* start Extracted material *

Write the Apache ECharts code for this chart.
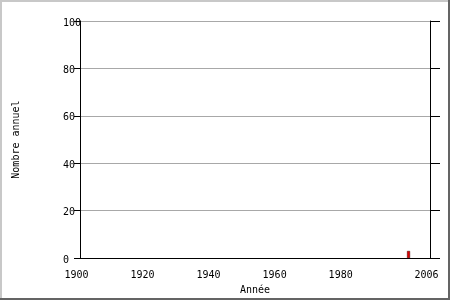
<!DOCTYPE html>
<html>
<head>
<meta charset="utf-8">
<script src="https://cdn.jsdelivr.net/npm/echarts@6/dist/echarts.min.js"></script>
<style>
  html, body { margin: 0; padding: 0; background: #fff; }
  #wrap { position: relative; width: 450px; height: 300px; overflow: hidden; }
  #chart { position: absolute; left: 0; top: 0; width: 450px; height: 300px; }
  .b { position: absolute; }
</style>
</head>
<body>
<div id="wrap">
  <div id="chart"></div>
  <div class="b" style="left:0;top:0;width:450px;height:2px;background:#c8c8c8"></div>
  <div class="b" style="left:0;top:0;width:2px;height:300px;background:#c8c8c8"></div>
  <div class="b" style="left:448px;top:0;width:2px;height:300px;background:#646464"></div>
  <div class="b" style="left:0;top:298px;width:450px;height:2px;background:#646464"></div>
</div>
<script>
const years = [1999];
const counts = [3];
const xTickLabels = [1900, 1920, 1940, 1960, 1980, 2006];
const yTicks = [0, 20, 40, 60, 80, 100];

const FONT = '"DejaVu Sans Mono", monospace';
const chart = echarts.init(document.getElementById('chart'), null, { renderer: 'canvas' });
chart.setOption({
  animation: false,
  backgroundColor: '#fff',
  grid: { left: 80, right: 20, top: 21, bottom: 40, containLabel: false },
  xAxis: {
    type: 'value',
    min: xTickLabels[0],
    max: xTickLabels[xTickLabels.length - 1],
    name: 'Année',
    nameLocation: 'middle',
    nameGap: 20,
    nameTextStyle: { fontFamily: FONT, fontSize: 10, color: '#000' },
    axisLine: { show: true, lineStyle: { color: '#000', width: 1 } },
    axisTick: { show: false },
    splitLine: { show: false },
    axisLabel: {
      customValues: xTickLabels,
      fontFamily: FONT, fontSize: 10, color: '#000',
      margin: 12,
      padding: [0, 7, 0, 0],
      formatter: v => String(v)
    }
  },
  yAxis: [
    {
      type: 'value',
      min: yTicks[0],
      max: yTicks[yTicks.length - 1],
      interval: 20,
      position: 'left',
      name: 'Nombre annuel',
      nameLocation: 'middle',
      nameGap: 59,
      nameTextStyle: { fontFamily: FONT, fontSize: 10, color: '#000' },
      axisLine: { show: true, lineStyle: { color: '#000', width: 1 } },
      axisTick: { show: true, length: 6, lineStyle: { color: '#000' } },
      splitLine: { show: true, lineStyle: { color: '#a8a8a8', width: 1 } },
      axisLabel: {
        fontFamily: FONT, fontSize: 10, color: '#000',
        align: 'left', margin: 17,
        verticalAlign: 'top', lineHeight: 4
      }
    },
    {
      type: 'value',
      min: yTicks[0],
      max: yTicks[yTicks.length - 1],
      interval: 20,
      position: 'right',
      axisLine: { show: true, onZero: false, lineStyle: { color: '#000', width: 1 } },
      axisTick: { show: true, length: 10, lineStyle: { color: '#000' } },
      splitLine: { show: false },
      axisLabel: { show: false }
    }
  ],
  series: [{
    type: 'bar',
    yAxisIndex: 0,
    barWidth: 3,
    // each year's bar is drawn in the middle of its one-year slot
    data: years.map((y, i) => [y + 0.5, counts[i]]),
    itemStyle: { color: '#e00000', borderColor: '#400000', borderWidth: 0.5 }
  }]
});
</script>
</body>
</html>
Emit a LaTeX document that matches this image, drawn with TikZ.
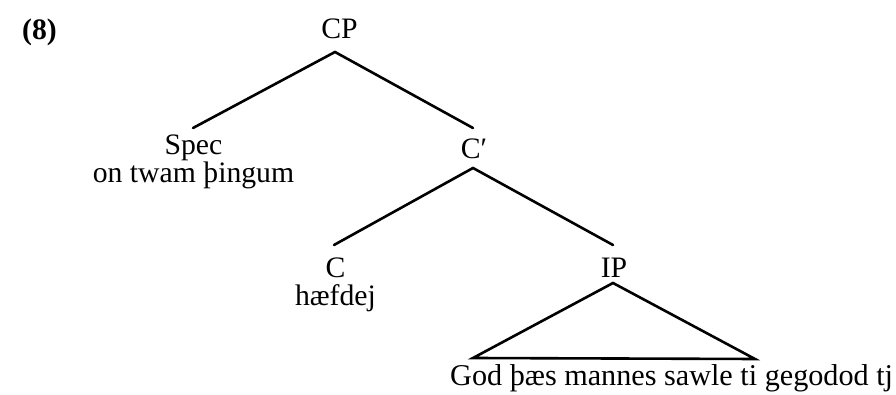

* end Extracted material *

Problem description: Make an exact copy of the data, leaving its pictures out.

Answer in full:
Write the Apache ECharts code for this chart.
<!DOCTYPE html>
<html>
<head>
<meta charset="utf-8">
<script src="https://cdn.jsdelivr.net/npm/echarts@6/dist/echarts.min.js"></script>
<style>
  html, body { margin: 0; padding: 0; background: #fff; }
  #wrap { position: relative; width: 450px; height: 300px; overflow: hidden; }
  #chart { position: absolute; left: 0; top: 0; width: 450px; height: 300px; }
  .b { position: absolute; }
</style>
</head>
<body>
<div id="wrap">
  <div id="chart"></div>
  <div class="b" style="left:0;top:0;width:450px;height:2px;background:#c8c8c8"></div>
  <div class="b" style="left:0;top:0;width:2px;height:300px;background:#c8c8c8"></div>
  <div class="b" style="left:448px;top:0;width:2px;height:300px;background:#646464"></div>
  <div class="b" style="left:0;top:298px;width:450px;height:2px;background:#646464"></div>
</div>
<script>
const years = [1999];
const counts = [3];
const xTickLabels = [1900, 1920, 1940, 1960, 1980, 2006];
const yTicks = [0, 20, 40, 60, 80, 100];

const FONT = '"DejaVu Sans Mono", monospace';
const chart = echarts.init(document.getElementById('chart'), null, { renderer: 'canvas' });
chart.setOption({
  animation: false,
  backgroundColor: '#fff',
  grid: { left: 80, right: 20, top: 21, bottom: 40, containLabel: false },
  xAxis: {
    type: 'value',
    min: xTickLabels[0],
    max: xTickLabels[xTickLabels.length - 1],
    name: 'Année',
    nameLocation: 'middle',
    nameGap: 20,
    nameTextStyle: { fontFamily: FONT, fontSize: 10, color: '#000' },
    axisLine: { show: true, lineStyle: { color: '#000', width: 1 } },
    axisTick: { show: false },
    splitLine: { show: false },
    axisLabel: {
      customValues: xTickLabels,
      fontFamily: FONT, fontSize: 10, color: '#000',
      margin: 12,
      padding: [0, 7, 0, 0],
      formatter: v => String(v)
    }
  },
  yAxis: [
    {
      type: 'value',
      min: yTicks[0],
      max: yTicks[yTicks.length - 1],
      interval: 20,
      position: 'left',
      name: 'Nombre annuel',
      nameLocation: 'middle',
      nameGap: 59,
      nameTextStyle: { fontFamily: FONT, fontSize: 10, color: '#000' },
      axisLine: { show: true, lineStyle: { color: '#000', width: 1 } },
      axisTick: { show: true, length: 6, lineStyle: { color: '#000' } },
      splitLine: { show: true, lineStyle: { color: '#a8a8a8', width: 1 } },
      axisLabel: {
        fontFamily: FONT, fontSize: 10, color: '#000',
        align: 'left', margin: 17,
        verticalAlign: 'top', lineHeight: 4
      }
    },
    {
      type: 'value',
      min: yTicks[0],
      max: yTicks[yTicks.length - 1],
      interval: 20,
      position: 'right',
      axisLine: { show: true, onZero: false, lineStyle: { color: '#000', width: 1 } },
      axisTick: { show: true, length: 10, lineStyle: { color: '#000' } },
      splitLine: { show: false },
      axisLabel: { show: false }
    }
  ],
  series: [{
    type: 'bar',
    yAxisIndex: 0,
    barWidth: 3,
    // each year's bar is drawn in the middle of its one-year slot
    data: years.map((y, i) => [y + 0.5, counts[i]]),
    itemStyle: { color: '#e00000', borderColor: '#400000', borderWidth: 0.5 }
  }]
});
</script>
</body>
</html>
Emit a LaTeX document that matches this image, drawn with TikZ.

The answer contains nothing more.